** start of Given information **

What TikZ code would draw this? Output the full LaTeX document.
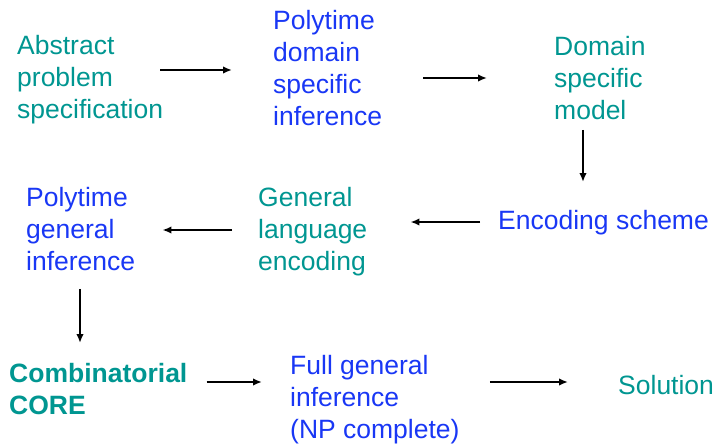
\documentclass[tikz,border=0pt]{standalone}
\usepackage{fontspec}
\setmainfont{Liberation Sans}
\usetikzlibrary{arrows.meta}

\definecolor{flowteal}{RGB}{0,150,145}
\definecolor{flowblue}{RGB}{25,55,245}

\tikzset{
  lbl/.style={anchor=north west, inner sep=0pt, align=left,
              font=\fontsize{26.5}{32}\selectfont},
  tealtxt/.style={lbl, text=flowteal},
  bluetxt/.style={lbl, text=flowblue},
  arr/.style={line width=2pt, -{Latex[length=9pt,width=7.5pt]}},
}

\begin{document}
\begin{tikzpicture}[x=1pt, y=-1pt]

  %% ════ first row ════
  \node[tealtxt] (abs)  at (17,35)  {Abstract\\problem\\specification};
  \node[bluetxt] (pdsi) at (273,10) {Polytime\\domain\\specific\\inference};
  \node[tealtxt] (dsm)  at (554,36) {Domain\\specific\\model};

  %% ════ second row ════
  \node[bluetxt] (enc)  at (498,210) {Encoding scheme};
  \node[tealtxt] (gle)  at (258,187) {General\\language\\encoding};
  \node[bluetxt] (pgi)  at (26,187)  {Polytime\\general\\inference};

  %% ════ third row ════
  \node[tealtxt, font=\fontsize{26.5}{32}\selectfont\bfseries] (core) at (9,363) {Combinatorial\\CORE};
  \node[bluetxt] (fgi)  at (290,355) {Full general\\inference\\(NP complete)};
  \node[tealtxt] (sol)  at (618,375) {Solution};

  %% ════ arrows ════
  \draw[arr, shorten <=-3pt, shorten >=41pt] (abs.east |- 0,70) -- (pdsi.west |- 0,70);
  \draw[arr, shorten <=41pt, shorten >=67pt] (pdsi.east |- 0,78) -- (dsm.west |- 0,78);
  \draw[arr, shorten <=10pt, shorten >=28pt] (583,0 |- dsm.south) -- (583,0 |- enc.north);
  \draw[arr, shorten <=18pt, shorten >=43pt] (enc.west |- 0,222) -- (gle.east |- 0,222);
  \draw[arr, shorten <=26pt, shorten >=27pt] (gle.west |- 0,230) -- (pgi.east |- 0,230);
  \draw[arr, shorten <=18pt, shorten >=20pt] (80,0 |- pgi.south) -- (80,0 |- core.north);
  \draw[arr, shorten <=19pt, shorten >=28pt] (core.east |- 0,382) -- (fgi.west |- 0,382);
  \draw[arr, shorten <=30pt, shorten >=50pt] (fgi.east |- 0,382) -- (sol.west |- 0,382);

  \pgfresetboundingbox
  \path[use as bounding box] (0,0) rectangle (717,444);
\end{tikzpicture}
\end{document}
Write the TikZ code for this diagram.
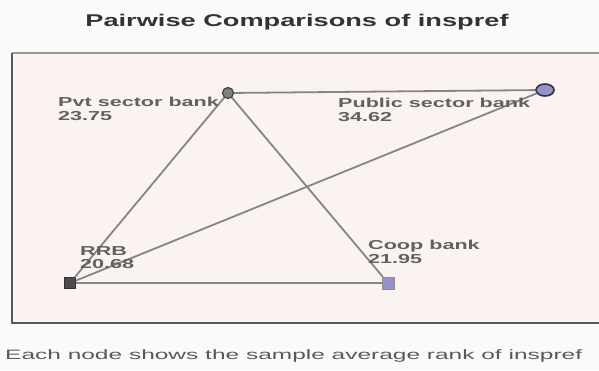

** end of Given information **

» **Work instructions**
Where a line holds "code", copy it out.

» **Exercise response**
What TikZ code would draw this? Output the full LaTeX document.
Write the TikZ code for this diagram.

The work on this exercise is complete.